What about Herzog? He intends to devote equal time to socioeconomic, diplomatic and security issues, and talk about how they complete each other.
Herzog wants to position his list as the only one that has experts on all the topics. To do so, he will need to pick a respected security figure to add to its ranks in the next week or two.
He already has MK Omer Bar-Lev on security, Livni on diplomacy, economist Manuel Trajtenberg, venture capitalist Erel Margalit, and social justice protesters Itzik Shmuli and Stav Shaffir.
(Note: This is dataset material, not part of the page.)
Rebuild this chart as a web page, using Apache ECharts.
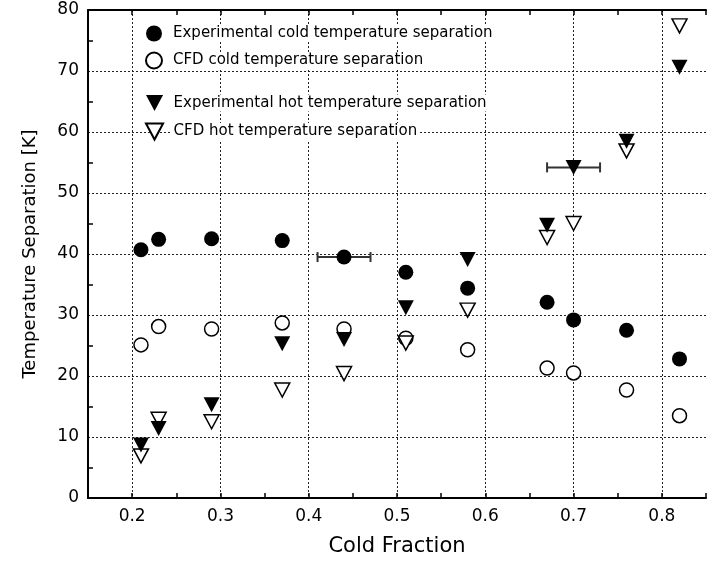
<!DOCTYPE html>
<html>
<head>
<meta charset="utf-8">
<script src="https://cdn.jsdelivr.net/npm/echarts@6/dist/echarts.min.js"></script>
<style>
  html, body { margin: 0; padding: 0; background: #fff; }
  #chart { width: 709px; height: 567px; }
</style>
</head>
<body>
<div id="chart"></div>
<script>
// Cold fraction values shared by all four data sets
const coldFraction = [0.21, 0.23, 0.29, 0.37, 0.44, 0.51, 0.58, 0.67, 0.70, 0.76, 0.82];

// Temperature separation [K]
const expCold = [40.7, 42.4, 42.5, 42.2, 39.5, 37.0, 34.4, 32.1, 29.2, 27.5, 22.8];
const cfdCold = [25.1, 28.1, 27.7, 28.7, 27.7, 26.2, 24.3, 21.3, 20.5, 17.7, 13.5];
const expHot  = [8.7, 11.4, 15.3, 25.3, 26.0, 31.2, 39.1, 44.7, 54.2, 58.5, 70.6];
const cfdHot  = [6.9, 12.9, 12.5, 17.7, 20.4, 25.4, 30.8, 42.7, 45.0, 56.9, 77.4];

// Horizontal error bars: [cold fraction, temperature separation, half width]
const errorBars = [
  [0.44, 39.5, 0.03],
  [0.70, 54.2, 0.03]
];

const seriesNames = [
  'Experimental cold temperature separation',
  'CFD cold temperature separation',
  'Experimental hot temperature separation',
  'CFD hot temperature separation'
];

const FONT = 'DejaVu Sans';
const DOWN_TRIANGLE = 'path://M0,0L16,0L8,15Z';
const pair = (ys) => coldFraction.map((x, i) => [x, ys[i]]);

const chart = echarts.init(document.getElementById('chart'), null, { renderer: 'canvas' });

const legendText = {
  fontFamily: FONT, fontSize: 15, color: '#000',
  backgroundColor: '#fff', padding: [1, 2, 1, 3]
};

const option = {
  animation: false,
  backgroundColor: '#fff',
  grid: { left: 88, top: 10, width: 621, height: 488, containLabel: false },
  legend: [
    {
      data: [
        { name: seriesNames[0], icon: 'circle' },
        { name: seriesNames[1], icon: 'circle' }
      ],
      orient: 'vertical', left: 145, top: 25, padding: 0,
      itemWidth: 22, itemHeight: 16, itemGap: 9.5,
      selectedMode: false, textStyle: legendText
    },
    {
      data: [
        { name: seriesNames[2], icon: DOWN_TRIANGLE },
        { name: seriesNames[3], icon: DOWN_TRIANGLE }
      ],
      orient: 'vertical', left: 145, top: 94.5, padding: 0,
      itemWidth: 22, itemHeight: 16, itemGap: 11,
      selectedMode: false, textStyle: legendText
    }
  ],
  xAxis: [
    {
      type: 'value', position: 'bottom',
      min: 0.15, max: 0.85, interval: 0.05,
      name: 'Cold Fraction', nameLocation: 'middle', nameGap: 38,
      nameTextStyle: { fontFamily: FONT, fontSize: 21, color: '#000' },
      axisLine: { show: true, onZero: false, lineStyle: { color: '#000', width: 2 } },
      axisTick: { show: true, inside: true, length: 5, lineStyle: { color: '#000', width: 1.5 } },
      axisLabel: {
        fontFamily: FONT, fontSize: 17, color: '#000', margin: 10,
        formatter: (v) => Math.abs(v * 10 - Math.round(v * 10)) < 1e-6 ? v.toFixed(1) : ''
      },
      splitLine: { show: false }
    },
    {
      type: 'value', position: 'top',
      min: 0.15, max: 0.85, interval: 0.05,
      axisLine: { show: true, onZero: false, lineStyle: { color: '#000', width: 2 } },
      axisTick: { show: true, inside: true, length: 5, lineStyle: { color: '#000', width: 1.5 } },
      axisLabel: { show: false },
      splitLine: {
        show: true,
        lineStyle: { color: ['rgba(0,0,0,0)', '#222'], width: 1, type: [2, 2] }
      }
    }
  ],
  yAxis: [
    {
      type: 'value', min: 0, max: 80, interval: 10,
      name: 'Temperature Separation [K]', nameLocation: 'middle', nameGap: 49,
      nameRotate: 90,
      nameTextStyle: { fontFamily: FONT, fontSize: 18, color: '#000' },
      axisLine: { show: true, onZero: false, lineStyle: { color: '#000', width: 2 } },
      axisTick: { show: false, inside: true, length: 5 },
      minorTick: { show: true, splitNumber: 2, length: 5, lineStyle: { color: '#000', width: 1.5 } },
      axisLabel: { fontFamily: FONT, fontSize: 17, color: '#000', margin: 9 },
      splitLine: { show: true, lineStyle: { color: '#222', width: 1, type: [2, 2] } }
    }
  ],
  series: [
    {
      name: 'error bars', type: 'custom', z: 1, silent: true,
      data: errorBars,
      encode: { x: 0, y: 1 },
      renderItem: (params, api) => {
        const x = api.value(0), y = api.value(1), h = api.value(2);
        const lo = api.coord([x - h, y]);
        const hi = api.coord([x + h, y]);
        const cap = 5;
        const style = { stroke: '#333', lineWidth: 2, fill: null };
        return {
          type: 'group',
          children: [
            { type: 'line', shape: { x1: lo[0], y1: lo[1], x2: hi[0], y2: hi[1] }, style },
            { type: 'line', shape: { x1: lo[0], y1: lo[1] - cap, x2: lo[0], y2: lo[1] + cap }, style },
            { type: 'line', shape: { x1: hi[0], y1: hi[1] - cap, x2: hi[0], y2: hi[1] + cap }, style }
          ]
        };
      }
    },
    {
      name: seriesNames[1], type: 'scatter', z: 2,
      data: pair(cfdCold),
      symbol: 'circle', symbolSize: 14,
      itemStyle: { color: '#fff', borderColor: '#000', borderWidth: 1.5, opacity: 1 }
    },
    {
      name: seriesNames[3], type: 'scatter', z: 2,
      data: pair(cfdHot),
      symbol: 'triangle', symbolRotate: 180, symbolSize: [15, 14],
      itemStyle: { color: '#fff', borderColor: '#000', borderWidth: 1.5, opacity: 1 }
    },
    {
      name: seriesNames[0], type: 'scatter', z: 3,
      data: pair(expCold),
      symbol: 'circle', symbolSize: 15,
      itemStyle: { color: '#000', opacity: 1 }
    },
    {
      name: seriesNames[2], type: 'scatter', z: 3,
      data: pair(expHot),
      symbol: 'triangle', symbolRotate: 180, symbolSize: [16, 15],
      itemStyle: { color: '#000', opacity: 1 }
    }
  ]
};

chart.setOption(option);
</script>
</body>
</html>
Herzog called Margalit to reassure him he will still be given a senior socioeconomic portfolio, despite Shaffir and Shmuli finishing ahead of him in the primary.
In his speech at Shefayim, he spoke about all those issues and said the real victory will come only when he and the rest of his candidates could start changing things on each one of them. As in the rest of his high-profile campaign speeches, he noticeably did not say the word “peace.”
Just like Herzog’s nickname Buji, which means “cute face,” peace has been removed from Labor’s lexicon by campaign strategists. The nickname is gone because it is not prime ministerial, peace has become taboo because it might scare away potential voters.
But is this really the case? What Labor and Likud members proved by electing the lists they did is that they do not have much hope of attracting votes from the other end of the political map.
The Likud and Labor once competed with each other for centrist voters. But Likud elected many hawks, and Labor many doves.
Strategists for both parties seem intent to look inside their own political blocs for undecided voters. The Likud will try to rob its satellite parties on the Right, especially Yisrael Beytenu and Shas; Labor will pilfer votes from Meretz and Yesh Atid.
Livni will play a central role in these efforts. She already tried to appeal to those voters when in her Shefayim speech she said she sensed that for many Israelis, her bond with Herzog had already succeeded in changing desperation into hope.
Her associates denied a report that the balloons which came down after her speech were mistakenly released before it was done.
But some of her message of victory was undeniably premature at this stage.
For Netanyahu and his competition, two months of hard work on the campaign trail still await.